I discovered, with some disappointment, that Shogi is really a lot like chess. Many of the pieces move like the various chess pieces. Like chess, the goal is to checkmate your opponent’s king (jeweled general.) (The most significant difference is that when you’ve captured a piece, you can then drop it onto the board and use it as your own piece, which is pretty cool!) Nonetheless, I realized as we were playing that I was actually enjoying myself, and, moreover, what I was enjoying was the same sort of strategic thinking that must be useful in chess.
So, here I am. I’ve played a couple games of chess with the hubby, who is slightly better than me, but not much. I’ve also lost a lot of games against the computer, with the computer player on the weakest setting. sigh How can I learn not to suck at chess? Or, as a thirty-year-old person who plays (and has a reputation for being quite good at) a lot of non-chess games, should I just acknowledge that I don’t have the knack or the talent or the strategic mindset or whatever is necessary? I assume I should read some books; what are some good ones for someone in my situation? I imagine that playing against the computer isn’t nearly as instructive is playing against a human—but is playing against the computer detrimental to my skills? I suppose what I really should do is find some good players, but I’m intimidated, on account of my sucking.

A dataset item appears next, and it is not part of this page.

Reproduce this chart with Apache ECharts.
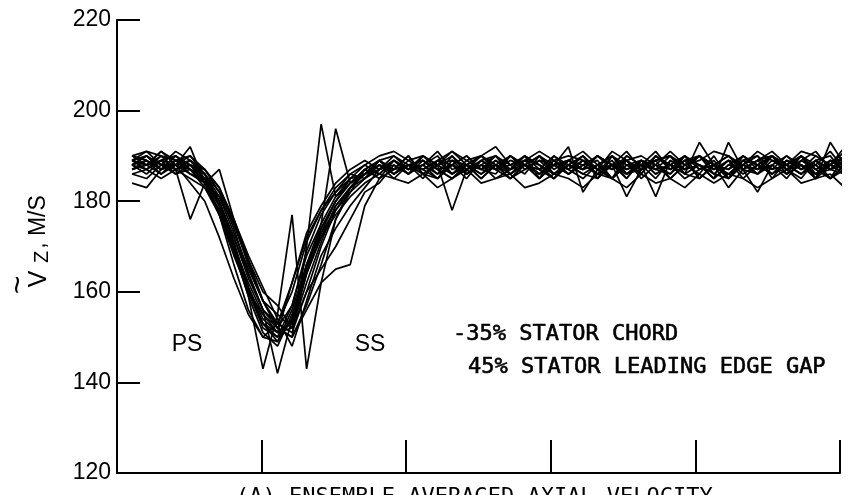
<!DOCTYPE html>
<html>
<head>
<meta charset="utf-8">
<script src="https://cdn.jsdelivr.net/npm/echarts@6/dist/echarts.min.js"></script>
<style>
html,body{margin:0;padding:0;background:#fff;}
#c{width:850px;height:495px;}
</style>
</head>
<body>
<div id="c"></div>
<script>
// Y-axis tick values (m/s)
var yTicks = [120, 140, 160, 180, 200, 220];
// sample positions along the pitch (axis units; 10 samples per major tick)
var X_START = 1.04, X_STEP = 1.006;

// Ensemble-averaged axial velocity traces (m/s), 50 samples each
var trace01 = [188,190,187,189,186,184,178,170,160,152, 150,157,168,175,181,184,186,188,187,190, 186,188,189,186,188,190,187,189,186,188, 189,187,190,188,186,189,187,188,190,187, 188,186,189,188,190,187,188,186,189,188];
var trace02 = [190,188,191,188,187,183,177,166,156,150, 149,154,166,173,178,182,187,185,189,187, 188,191,187,188,186,189,187,190,188,186, 188,190,187,185,188,189,186,188,187,190, 188,187,189,186,188,190,187,189,187,186];
var trace03 = [188,187,189,190,188,186,181,175,166,158, 155,177,143,162,176,183,186,188,185,188, 189,187,185,188,190,188,186,189,188,185, 188,187,190,188,186,187,189,190,187,188, 185,188,190,188,186,189,188,185,188,190];
var trace04 = [187,189,186,189,190,187,183,176,167,158, 152,150,170,197,181,185,188,186,189,187, 188,186,190,186,188,187,190,188,186,189, 186,189,187,188,191,187,188,185,188,190, 187,189,186,188,190,187,189,191,187,188];
var trace05 = [189,187,190,187,188,185,179,170,160,153, 149,156,166,175,196,184,187,189,186,188, 187,189,186,188,185,188,190,187,189,186, 189,188,186,190,187,189,186,188,190,185, 188,187,190,188,186,189,187,190,188,186];
var trace06 = [190,189,187,190,187,184,179,172,164,156, 152,150,156,162,165,166,179,185,187,188, 185,189,188,186,189,187,188,190,187,188, 186,188,190,187,189,185,188,187,190,188, 186,185,189,190,187,188,186,189,187,190];
var trace07 = [188,190,187,188,189,186,179,169,159,143, 155,152,164,172,179,183,187,186,189,187, 190,188,186,188,190,187,185,188,187,190, 188,186,188,185,189,187,189,190,186,185, 188,190,187,189,186,188,190,185,188,187];
var trace08 = [187,188,191,189,187,185,180,172,163,156, 142,154,166,174,180,185,186,189,190,187, 188,185,189,188,186,188,187,190,185,188, 189,187,190,188,185,189,187,190,188,186, 190,185,188,187,190,188,186,188,185,190];
var trace09 = [189,191,188,188,192,184,181,173,165,158, 153,151,160,170,178,183,186,187,189,186, 189,187,185,188,187,190,188,186,190,188, 187,185,188,190,186,188,185,189,187,190, 188,186,188,190,185,189,187,188,191,187];
var trace10 = [186,185,188,187,176,184,187,176,166,158, 152,150,157,166,176,182,185,188,186,189, 187,185,188,190,187,188,185,188,187,185, 188,190,187,185,188,186,190,188,185,187, 189,185,190,187,188,185,189,187,185,188];
var trace11 = [184,183,187,190,188,186,179,170,161,154, 151,153,164,173,180,184,187,189,186,188, 186,188,190,187,188,185,187,188,190,186, 188,186,185,190,188,187,189,190,186,188, 185,188,187,189,190,186,188,185,189,187];
var trace12 = [188,186,189,188,186,185,177,168,160,155, 152,157,169,177,182,185,186,188,187,190, 186,188,178,187,189,190,186,188,185,188, 192,182,187,189,185,189,188,186,190,187, 188,185,188,187,190,188,186,189,185,188];
var trace13 = [189,188,186,188,190,186,180,170,162,155, 151,152,162,171,179,183,185,187,189,187, 190,188,186,188,185,188,187,190,188,186, 188,187,190,188,181,187,190,188,186,193, 188,183,187,189,190,186,188,185,193,188];
var trace14 = [188,190,188,186,188,184,177,169,160,153, 150,154,165,174,180,184,186,189,187,188, 186,185,188,190,187,189,186,188,185,190, 187,189,186,188,187,188,181,189,187,188, 185,193,187,182,188,186,190,188,185,187];
var trace15 = [190,191,190,189,188,187,182,174,164,156, 153,162,172,178,183,186,188,190,191,189, 190,188,191,189,190,192,188,189,191,189, 190,189,187,191,189,190,188,191,188,189, 191,190,188,191,189,188,191,190,188,192];
var trace16 = [186,187,185,187,185,183,178,169,159,151, 148,155,165,172,177,181,184,186,185,184, 186,183,185,187,184,185,186,183,184,186, 185,183,186,185,183,186,184,185,183,186, 184,186,185,183,185,187,184,185,186,183];
var trace17 = [189,188,190,187,189,187,183,175,167,160, 157,152,160,165,170,176,182,184,188,186, 190,187,188,185,189,187,190,188,186,189, 187,190,185,188,189,186,190,187,189,185, 188,190,187,186,189,187,190,186,188,191];
var trace18 = [188,189,187,188,184,180,172,163,155,150, 153,160,171,178,182,186,185,189,187,188, 189,186,188,187,190,188,185,187,189,188, 186,188,189,185,190,188,187,186,189,188, 187,189,185,188,187,190,188,186,187,189];
var trace19 = [187,188,189,186,187,186,182,176,168,161, 154,148,158,168,174,179,183,187,188,186, 188,190,186,189,187,186,190,188,187,185, 189,187,188,190,186,188,189,185,188,190, 186,189,188,186,190,187,185,189,190,186];
var trace20 = [189,190,188,191,189,185,180,171,161,153, 151,162,173,179,184,187,189,187,190,188, 187,189,191,188,190,187,189,188,190,187, 189,191,188,187,190,188,191,187,189,190, 188,190,187,189,191,188,190,187,189,188];

var traces = [trace01,trace02,trace03,trace04,trace05,trace06,trace07,trace08,trace09,trace10,
              trace11,trace12,trace13,trace14,trace15,trace16,trace17,trace18,trace19,trace20];

var chart = echarts.init(document.getElementById('c'), null, {renderer:'canvas'});

var series = traces.map(function(t){
  return {
    type:'line',
    data: t.map(function(v,i){ return [X_START + X_STEP*i, v]; }),
    showSymbol:false,
    symbol:'none',
    clip:false,
    silent:true,
    lineStyle:{color:'#000', width:1.7},
    emphasis:{disabled:true}
  };
});

var mono = '"DejaVu Sans Mono", monospace';
var sans = '"Liberation Sans", Arial, sans-serif';

chart.setOption({
  animation:false,
  backgroundColor:'#fff',
  grid:{left:117, right:10, top:20, bottom:22, containLabel:false},
  xAxis:{
    type:'value', min:0, max:50, interval:10,
    axisLine:{show:true, lineStyle:{color:'#000', width:2}},
    axisTick:{show:true, inside:true, length:33, lineStyle:{color:'#000', width:2}},
    axisLabel:{show:false},
    splitLine:{show:false}
  },
  yAxis:{
    type:'value', min:yTicks[0], max:yTicks[yTicks.length-1], interval:20,
    axisLine:{show:true, lineStyle:{color:'#000', width:2}},
    axisTick:{show:true, inside:true, length:23, lineStyle:{color:'#000', width:2}},
    axisLabel:{color:'#000', fontFamily:sans, fontSize:23, margin:6},
    splitLine:{show:false}
  },
  graphic:[
    {type:'text', x:19, y:285, rotation:Math.PI/2,
      style:{text:'~', font:'32px '+sans, fill:'#000', align:'center', verticalAlign:'middle'}},
    {type:'text', x:39, y:279, rotation:Math.PI/2,
      style:{text:'V', font:'25px '+sans, fill:'#000', align:'center', verticalAlign:'middle'}},
    {type:'text', x:42, y:257, rotation:Math.PI/2,
      style:{text:'Z', font:'20px '+sans, fill:'#000', align:'center', verticalAlign:'middle'}},
    {type:'text', x:39, y:222, rotation:Math.PI/2,
      style:{text:', M/S', font:'23px '+sans, fill:'#000', align:'center', verticalAlign:'middle'}},
    {type:'text', x:187, y:345,
      style:{text:'PS', font:'23px '+sans, fill:'#000', align:'center', verticalAlign:'middle'}},
    {type:'text', x:370, y:345,
      style:{text:'SS', font:'23px '+sans, fill:'#000', align:'center', verticalAlign:'middle'}},
    {type:'text', x:453, y:334,
      style:{text:'-35% STATOR CHORD', font:'22px '+mono, fill:'#000', stroke:'#000', lineWidth:0.6, align:'left', verticalAlign:'middle'}},
    {type:'text', x:468, y:367,
      style:{text:'45% STATOR LEADING EDGE GAP', font:'22px '+mono, fill:'#000', stroke:'#000', lineWidth:0.6, align:'left', verticalAlign:'middle'}},
    {type:'text', x:236, y:497,
      style:{text:'(A) ENSEMBLE-AVERAGED AXIAL VELOCITY', font:'22px '+mono, fill:'#000', align:'left', verticalAlign:'middle'}}
  ],
  series: series
});
</script>
</body>
</html>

This might be blasphemy, but one of the reasons I like Shogi is that it’s more elegant and doesn’t have dumb, kludgy rules. Castling? Capturing en passant? As an experienced gamer, I’m thinkin’, gimme a break! If I made the mistake of buying a modern game with rules like that, I’d drop it like a hot rock. Yet chess sticks around. Is it because people don’t have a clue about good game design? I think not . . .
Any suggestions or reflections?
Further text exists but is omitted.